È come se, oramai, si fosse del tutto persa o dimenticata quella profonda fiducia nel pensiero che da Socrate a Tommaso d’Aquino aveva sempre sostenuto le sfide dialettiche dell’uomo sulla ricerca della verità. Quella fiducia che portava gli sfidanti a considerare il peso e il valore della concatenazione di pensieri dell’avversario e a non emettere giudizi gratuiti sul tema da lui proposto solo sulla base della sua appartenenza a uno stato straniero, a una confessione religiosa o a un partito politico. Il nemico, poi, il vero nemico era la costruzione di pensiero dell’altro. Non l’altro, con la sua inevitabile, e perciò comprensibile, fallace umanità.

Adesso però, per non incorrere nello stesso errore che questo articolo vorrebbe denunciare, permettetemi di alzarmi in volo e guardare le cose dall’alto: forse tutta questa gazzarra si rivelerà fine a se stessa. Forse è solo l’inizio di quella degradazione finale verso la quale lo Spirito dei Nuovi Tempi vorrebbe condurci e verso la quale tutti noi ci stiamo precipitando gridando a squarciagola, con i pugni alzati e un sorriso beota dipinto sul volto.

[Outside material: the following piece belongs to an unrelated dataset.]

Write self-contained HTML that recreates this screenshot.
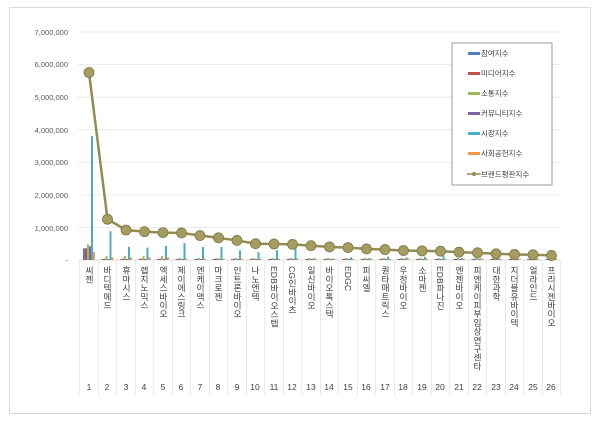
<!DOCTYPE html>
<html><head><meta charset="utf-8"><style>
body{margin:0;background:#fff;width:600px;height:421px;overflow:hidden;font-family:"Liberation Sans","Noto Sans CJK KR",sans-serif}
.frame{position:absolute;left:9px;top:7px;width:582px;height:407px;border:1px solid #d9d9d9;box-sizing:border-box}
.lab{position:absolute;top:266px;writing-mode:vertical-rl;text-orientation:mixed;font-size:8.7px;color:#404040;line-height:10px;letter-spacing:0}
.num{position:absolute;top:382px;font-size:8.5px;color:#404040;width:18px;text-align:center}
</style></head><body>
<div class="frame"></div>
<svg id="s" width="600" height="421" style="position:absolute;left:0;top:0" font-family="Liberation Sans" font-size="7.5" fill="#595959">
<g id="grid"></g>
<g text-anchor="end">
<text x="68" y="35">7,000,000</text><text x="68" y="67">6,000,000</text><text x="68" y="100">5,000,000</text>
<text x="68" y="133">4,000,000</text><text x="68" y="165">3,000,000</text><text x="68" y="198">2,000,000</text>
<text x="68" y="231">1,000,000</text><text x="68" y="263">-</text>
</g>
<g id="bars"></g><g id="line"></g>
<rect x="452" y="43" width="100" height="142" fill="#fff" stroke="#808080" stroke-width="0.8"/>
<g font-family="Liberation Sans,Noto Sans CJK KR" font-size="7.5" fill="#404040">
<rect x="468" y="52" width="12" height="3" fill="#4f81bd"/><text x="481" y="56">참여지수</text>
<rect x="468" y="72" width="12" height="3" fill="#c0504d"/><text x="481" y="76">미디어지수</text>
<rect x="468" y="92" width="12" height="3" fill="#9bbb59"/><text x="481" y="96">소통지수</text>
<rect x="468" y="112" width="12" height="3" fill="#8064a2"/><text x="481" y="116">커뮤니티지수</text>
<rect x="468" y="132" width="12" height="3" fill="#4bacc6"/><text x="481" y="136">시장지수</text>
<rect x="468" y="152" width="12" height="3" fill="#f79646"/><text x="481" y="156">사회공헌지수</text>
<line x1="467" y1="174" x2="481" y2="174" stroke="#948a54" stroke-width="1.5"/><circle cx="474" cy="174" r="2" fill="#948a54"/><text x="481" y="177">브랜드평판지수</text>
</g>
</svg>
<div class="lab" style="left:84px">씨젠</div>
<div class="lab" style="left:102px">바디텍메드</div>
<div class="lab" style="left:121px">휴마시스</div>
<div class="lab" style="left:139px">랩지노믹스</div>
<div class="lab" style="left:158px">엑세스바이오</div>
<div class="lab" style="left:176px">제이에스링크</div>
<div class="lab" style="left:195px">엔케이맥스</div>
<div class="lab" style="left:213px">마크로젠</div>
<div class="lab" style="left:232px">인트론바이오</div>
<div class="lab" style="left:250px">나노엔텍</div>
<div class="lab" style="left:269px">EDB바이오스텝</div>
<div class="lab" style="left:287px">CG인바이츠</div>
<div class="lab" style="left:306px">일신바이오</div>
<div class="lab" style="left:324px">바이오톡스텍</div>
<div class="lab" style="left:343px">EDGC</div>
<div class="lab" style="left:361px">피씨엘</div>
<div class="lab" style="left:380px">퀀타매트릭스</div>
<div class="lab" style="left:398px">우정바이오</div>
<div class="lab" style="left:417px">소마젠</div>
<div class="lab" style="left:435px">EDB파나진</div>
<div class="lab" style="left:454px">엔젠바이오</div>
<div class="lab" style="left:472px">피엔케이피부임상연구센타</div>
<div class="lab" style="left:491px">대한과학</div>
<div class="lab" style="left:509px">지더블유바이텍</div>
<div class="lab" style="left:528px">얼라인드</div>
<div class="lab" style="left:546px">프리시젠바이오</div>
<div class="num" style="left:80px">1</div><div class="num" style="left:98px">2</div><div class="num" style="left:117px">3</div><div class="num" style="left:135px">4</div><div class="num" style="left:154px">5</div><div class="num" style="left:172px">6</div><div class="num" style="left:191px">7</div><div class="num" style="left:209px">8</div><div class="num" style="left:228px">9</div><div class="num" style="left:246px">10</div><div class="num" style="left:265px">11</div><div class="num" style="left:283px">12</div><div class="num" style="left:302px">13</div><div class="num" style="left:320px">14</div><div class="num" style="left:339px">15</div><div class="num" style="left:357px">16</div><div class="num" style="left:376px">17</div><div class="num" style="left:394px">18</div><div class="num" style="left:413px">19</div><div class="num" style="left:431px">20</div><div class="num" style="left:450px">21</div><div class="num" style="left:468px">22</div><div class="num" style="left:487px">23</div><div class="num" style="left:505px">24</div><div class="num" style="left:524px">25</div><div class="num" style="left:542px">26</div>
<script>
var NS="http://www.w3.org/2000/svg";
function el(p,t,a){var e=document.createElementNS(NS,t);for(var k in a)e.setAttribute(k,a[k]);document.getElementById(p).appendChild(e);return e;}
var y0=260,k=32.6/1e6;
for(var i=0;i<7;i++){var y=32+i*32.6;el("grid","line",{x1:78,x2:560,y1:y,y2:y,stroke:"#e6e6e6","stroke-width":0.8});}
el("grid","line",{x1:78,x2:560,y1:260,y2:260,stroke:"#d9d9d9","stroke-width":0.8});
for(var i=0;i<=26;i++){var x=79.8+i*18.5;el("grid","line",{x1:x,x2:x,y1:260,y2:395,stroke:"#d9d9d9","stroke-width":0.6});}
var L=[5.75,1.25,0.92,0.87,0.84,0.83,0.75,0.68,0.6,0.5,0.49,0.48,0.44,0.4,0.38,0.34,0.32,0.29,0.28,0.27,0.24,0.22,0.19,0.17,0.16,0.14];
var M=[3.8,0.88,0.4,0.38,0.43,0.52,0.4,0.4,0.3,0.24,0.3,0.35,0.05,0.04,0.08,0.06,0.1,0.08,0.1,0.12,0.06,0.05,0.04,0.03,0.03,0.03];
var cols=["#4f81bd","#c0504d","#9bbb59","#8064a2","#4bacc6","#f79646"];
for(var i=0;i<26;i++){var cx=89+i*18.5;
 var v=i==0?[0.36,0.36,0.48,0.42,M[0],0.25]:[0.03,0.04,i<5?0.12:0.06,0.03,M[i],i<5?0.08:0.04];
 for(var j=0;j<6;j++){var h=v[j]*1e6*k;el("bars","rect",{x:cx-6+j*2,y:y0-h,width:2,height:h,fill:cols[j]});}}
var pts=L.map(function(v,i){return (89+i*18.5)+","+(y0-v*1e6*k)}).join(" ");
el("line","polyline",{points:pts,fill:"none",stroke:"#948a54","stroke-width":2.5});
L.forEach(function(v,i){el("line","circle",{cx:89+i*18.5,cy:y0-v*1e6*k,r:5,fill:"#a59c5f",stroke:"#7f7642","stroke-width":0.8});});
</script>
</body></html>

Tuttavia c’è una speranza… è fioca fioca, come la luce emanata da uno striminzito fiammifero acceso al centro di una buia caverna. È appena un barlume… ma c’è.
La speranza è che questo impulso di autonomia, questo voler parlare per forza a proprio nome, usato e abusato finora in modalità così sguaiate, non sia che il primo vagito di quella ben più ampia facoltà di libero pensiero che, ci auguriamo, un giorno l’uomo potrebbe raggiungere. La speranza è che sempre più persone arrivino a provare disgusto per questa sarabanda di chiacchiere inutili e si rifiutino di ascoltarle e di generarle.
Basterebbe poco. Basterebbe che accettassero l’idea che non si nasce con la capacità di pensare acquisita una volta per tutte ma che, al contrario, tutti dobbiamo imparare a farlo, possibilmente prima di aprire bocca. Basterebbe riconoscere che il sano pensare è difficile e costa fatica, mentre rivestire di pensieri la propria animosità è molto, molto più semplice e gratificante. Peccato sia inutile.
Oltre a ciò, bisognerebbe trovare il coraggio di abbandonare qualunque partito preso, qualunque fideismo, per quanto nobile possa sembrare - materialismo, spiritualismo, comunismo, fascismo, cattolicesimo, buddhismo, islamismo o invece ateismo, pacifismo, razzismo, femminismo, maschilismo, perbenismo o nichilismo  - insomma,  basterebbe smettere di tifare per una squadra o per l’altra solo per partito preso e riconoscere che la verità è Un Essere in continuo movimento.

Già… La Verità è un Essere Vivente e, se Lo si vuole anche solo intravedere, bisogna che il nostro pensiero si muova alla sua stessa velocità, liberandosi da tutto ciò che vorrebbe invece imprigionarlo nei limiti di una qualsivoglia categoria.